A professor of management systems at Fordham, Egelhoff was well known as an organizational theorist who believed that how firms process information lay at the foundation of effective decision-making. Before academia, he worked at Exxon, which Sen said provided insight into global firms. He was a pioneer in the area of studying the effectiveness of different organizational structures in multinational firms.

Spanning Practice and Academia

“He had a lot of credibility because he could span the world of practice and the world of scholarship in a very credible way,” said Gabelli School Dean Emeritus David Gautschi, Ph.D., the Joseph Keating, S.J. Professor of Marketing. “He was a true gentleman, elegant and unflappable, strong-willed yet tolerant, a wonderful colleague.”

Gautschi said his business career gave Egelhoff a lot of clout beyond the academy. In particular, he was an early and outspoken critic of matrix structures, which distribute responsibilities to a variety of managers in a web-like manner rather than the traditional linear/hierarchical distribution.

“People at the margins have responsibilities and many organizations could be over-matrixed. All these people with responsibilities amount to a lot of chiefs and not enough Indians,” said Gautschi. “Organizations get complex at just two people and he had a clear-eyed view of [matrix structures’]  limits and the problems it would produce.”

Yet, Sen noted, Egelhoff wasn’t so fixed in his thinking as to dismiss the trend altogether.

“He evolved from disliking the fads of transnationalism that made matrix structures so popular to wanting to correct the inefficiencies of information processing in such structures,” said Sen.

Egelhoff’s wife, Laura Egelhoff, concurred that despite his convictions, Egelhoff could be convinced otherwise.

“He had all these things he would defend, but he did like to bounce ideas off others and he could change his mind,” she said.

Debating with Peers Overseas

In the days following his death, she said that she was a bit taken aback by the letters of sympathy written by scholars from around the U.S., the United Kingdom, France, Sweden, and Germany.
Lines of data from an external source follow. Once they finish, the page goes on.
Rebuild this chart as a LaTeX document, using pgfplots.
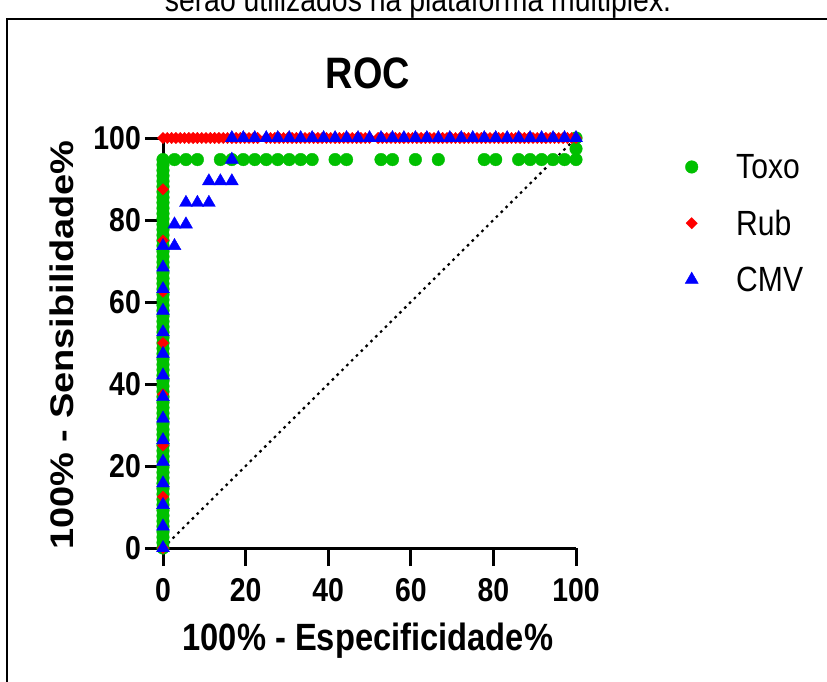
\documentclass[border=0pt]{standalone}
\usepackage{fontspec}
\setmainfont{Liberation Sans}
\newfontfamily\nfont[FakeStretch=0.86]{Liberation Sans}
\usepackage{pgfplots}
\pgfplotsset{compat=1.18}
\definecolor{tgreen}{RGB}{0,192,0}
\begin{document}
\begin{tikzpicture}
\begin{axis}[
  at={(163pt,133pt)}, anchor=south west, scale only axis,
  width=413pt, height=410pt,
  xmin=0, xmax=100, ymin=0, ymax=100, clip=false,
  axis lines=left,
  axis line style={line width=3pt, black, -},
  xtick={0,20,...,100}, ytick={0,20,...,100},
  tick align=outside, major tick length=18pt,
  tick style={line width=3pt, black},
  /pgf/number format/assume math mode=true,
  ticklabel style={font=\nfont\bfseries\fontsize{33}{33}\selectfont, inner sep=0pt},
  xticklabel style={anchor=north, yshift=-12pt},
  yticklabel style={anchor=east, xshift=-4pt},
  xlabel={100\% - Especificidade\%},
  ylabel={\scalebox{1}[0.86]{100\% - Sensibilidade\%}},
  label style={font=\bfseries\fontsize{38}{38}\selectfont},
  xlabel style={font=\nfont\bfseries\fontsize{38}{38}\selectfont, at={(axis description cs:0.496,-0.227)}, anchor=center},
  ylabel style={at={(axis description cs:-0.245,0.495)}, anchor=center},
  title={ROC},
  title style={font=\nfont\bfseries\fontsize{44}{44}\selectfont, at={(axis description cs:0.496,1.144)}, anchor=center},
  legend style={at={(axis description cs:1.264,0.961)}, anchor=north west, draw=none, fill=none,
    font=\nfont\fontsize{35}{35}\selectfont, row sep=30pt, column sep=38pt, inner sep=0pt,
    nodes={inner sep=0pt}},
  legend cell align=left,
]
\addplot[black, line width=2.2pt, dash pattern=on 2.6pt off 4.2pt, forget plot] coordinates {(0,0) (100,100)};
% Toxo
\addplot[only marks, mark=*, mark size=6.3pt, mark options={draw=tgreen, fill=tgreen}] coordinates {
(0,0) (0,1.32) (0,2.63) (0,3.95) (0,5.26) (0,6.58) (0,7.89) (0,9.21) (0,10.53) (0,11.84) (0,13.16) (0,14.47)
(0,15.79) (0,17.11) (0,18.42) (0,19.74) (0,21.05) (0,22.37) (0,23.68) (0,25.00) (0,26.32) (0,27.63)
(0,28.95) (0,30.26) (0,31.58) (0,32.89) (0,34.21) (0,35.53) (0,36.84) (0,38.16) (0,39.47) (0,40.79)
(0,42.11) (0,43.42) (0,44.74) (0,46.05) (0,47.37) (0,48.68) (0,50.00) (0,51.32) (0,52.63) (0,53.95)
(0,55.26) (0,56.58) (0,57.89) (0,59.21) (0,60.53) (0,61.84) (0,63.16) (0,64.47) (0,65.79) (0,67.11)
(0,68.42) (0,69.74) (0,71.05) (0,72.37) (0,73.68) (0,75.00) (0,76.32) (0,77.63) (0,78.95) (0,80.26)
(0,81.58) (0,82.89) (0,84.21) (0,85.53) (0,86.84) (0,88.16) (0,89.47) (0,90.79) (0,92.11) (0,93.42) (0,94.74)
(2.78,94.74) (5.56,94.74) (8.33,94.74) (13.89,94.74) (16.67,94.74) (19.44,94.74) (22.22,94.74)
(25.00,94.74) (27.78,94.74) (30.56,94.74) (33.33,94.74) (36.11,94.74) (41.67,94.74) (44.44,94.74)
(52.78,94.74) (55.56,94.74) (61.11,94.74) (66.67,94.74) (77.78,94.74) (80.56,94.74) (86.11,94.74)
(88.89,94.74) (91.67,94.74) (94.44,94.74) (97.22,94.74) (100,94.74) (100,97.37) (100,100)
};
\addlegendentry{Toxo}
% Rub
\addplot[only marks, mark=square*, mark size=4pt, mark options={rotate=45, draw=red, fill=red}] coordinates {
(0,0) (0,12.5) (0,25) (0,37.5) (0,50) (0,62.5) (0,75) (0,87.5) (0,100)
(1.04,100) (2.08,100) (3.13,100) (4.17,100) (5.21,100) (6.25,100) (7.29,100) (8.33,100) (9.38,100) (10.42,100)
(11.46,100) (12.50,100) (13.54,100) (14.58,100) (15.63,100) (16.67,100) (17.71,100) (18.75,100) (19.79,100) (20.83,100)
(21.88,100) (22.92,100) (25.00,100) (26.04,100) (27.08,100) (28.13,100) (29.17,100) (30.21,100)
(31.25,100) (32.29,100) (33.33,100) (34.38,100) (35.42,100) (36.46,100) (37.50,100) (38.54,100) (39.58,100) (40.63,100)
(41.67,100) (42.71,100) (43.75,100) (44.79,100) (45.83,100) (46.88,100) (47.92,100) (48.96,100) (50.00,100)
(52.08,100) (53.13,100) (54.17,100) (55.21,100) (56.25,100) (57.29,100) (58.33,100) (59.38,100) (60.42,100)
(61.46,100) (62.50,100) (63.54,100) (64.58,100) (65.63,100) (66.67,100) (67.71,100) (68.75,100) (69.79,100) (70.83,100)
(71.88,100) (72.92,100) (73.96,100) (75.00,100) (76.04,100) (77.08,100) (78.13,100) (79.17,100) (80.21,100) (81.25,100)
(82.29,100) (83.33,100) (84.38,100) (85.42,100) (86.46,100) (87.50,100) (88.54,100) (89.58,100) (90.63,100) (91.67,100)
(92.71,100) (93.75,100) (94.79,100) (95.83,100) (96.88,100) (97.92,100) (98.96,100) (100,100)
};
\addlegendentry{Rub}
% CMV
\addplot[only marks, mark=triangle*, mark size=7.5pt, mark options={draw=blue, fill=blue}] coordinates {
(0,0) (0,5.26) (0,10.53) (0,15.79) (0,21.05) (0,26.32) (0,31.58) (0,36.84) (0,42.11) (0,47.37)
(0,52.63) (0,57.89) (0,63.16) (0,68.42) (0,73.68)
(2.78,73.68) (2.78,78.95) (5.56,78.95) (5.56,84.21) (8.33,84.21) (11.11,84.21) (11.11,89.47)
(13.89,89.47) (16.67,89.47) (16.67,94.74) (16.67,100)
(19.44,100) (22.22,100) (25.00,100) (27.78,100) (30.56,100) (33.33,100) (36.11,100) (38.89,100)
(41.67,100) (44.44,100) (47.22,100) (50.00,100) (52.78,100) (55.56,100) (58.33,100) (61.11,100)
(63.89,100) (66.67,100) (69.44,100) (72.22,100) (75.00,100) (77.78,100) (80.56,100) (83.33,100)
(86.11,100) (88.89,100) (91.67,100) (94.44,100) (97.22,100) (100,100)
};
\addlegendentry{CMV}
\end{axis}
\draw[line width=2.5pt, line join=miter] (7pt,-20pt) -- (7pt,662pt) -- (850pt,662pt);
\node[anchor=base, inner sep=0pt, font=\nfont\fontsize{33}{33}\selectfont] at (418pt,669pt) {serão utilizados na plataforma multiplex.};
\pgfresetboundingbox
\useasboundingbox (0pt,0pt) rectangle (827pt,681pt);
\end{tikzpicture}
\end{document}
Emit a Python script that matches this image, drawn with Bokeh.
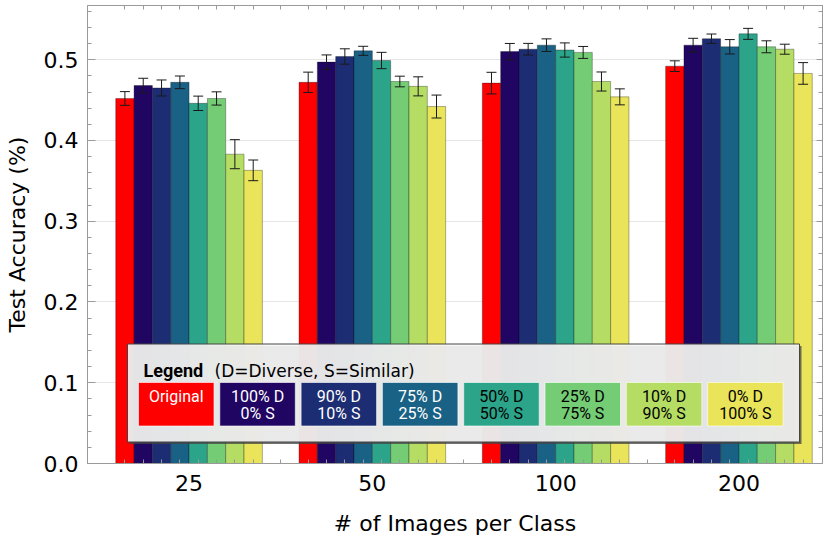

She said that she was unaware of his constant deliberation with academics worldwide.

“It is surprising how people have responded because he was not very emotional, my impression was that people didn’t really know him,” she said.

At home, Laura said he was a very loving person with family, particularly toward her family in Argentina and his sister and nephew near Boston.

When the two traveled the world, she said, he took great interest in wine, food, art, and architecture. His taste veered toward the classical, though he was curious about the theories behind modernism.

Egelhoff abroad

Egelhoff with his wife, Laura, on one of their many trips abroad

No Purpose Without Understanding

“He liked to understand the countries and things he was seeing,” she said. “If there was no understanding there was no purpose. That’s the way he looked at art.”

From Palladian villas in Italy to the vineyards of Argentina, Egelhoff brought his curiosity and penchant for research everywhere. He approached everything with a desire to understand the systems behind them.

“He liked to know about wines and read about them when we visited vineyards in Argentina,” she said, adding that knew all about the regions the grapes came from in Europe as well.

Not surprisingly, Egelhoff took the same approach to his own diagnosis of lung cancer. She said that when she called to cancel a dermatologist appointment for him after his death, she received a call back from the doctor who told her he had tears in his eyes at the loss of someone so knowledgeable. He confirmed that her husband had full insight into his condition.

“Even in his own sickness he was very pragmatic and he didn’t want to have a bad quality of life. He figured out he was going to die, he wanted to die at home in peace and without futile medications,” she said. “He had a very dignified end.”

Likewise, he had strong convictions about spirituality. She said he practiced as a Lutheran, and was even reading the works of Martin Luther in the months before he died. But his own beliefs were not limited to a just one church.

“He had his own inner believing of God and a very strong one,” she said. “In his last letter, he said he wanted to pass that on to me as a gift, an understanding of God.”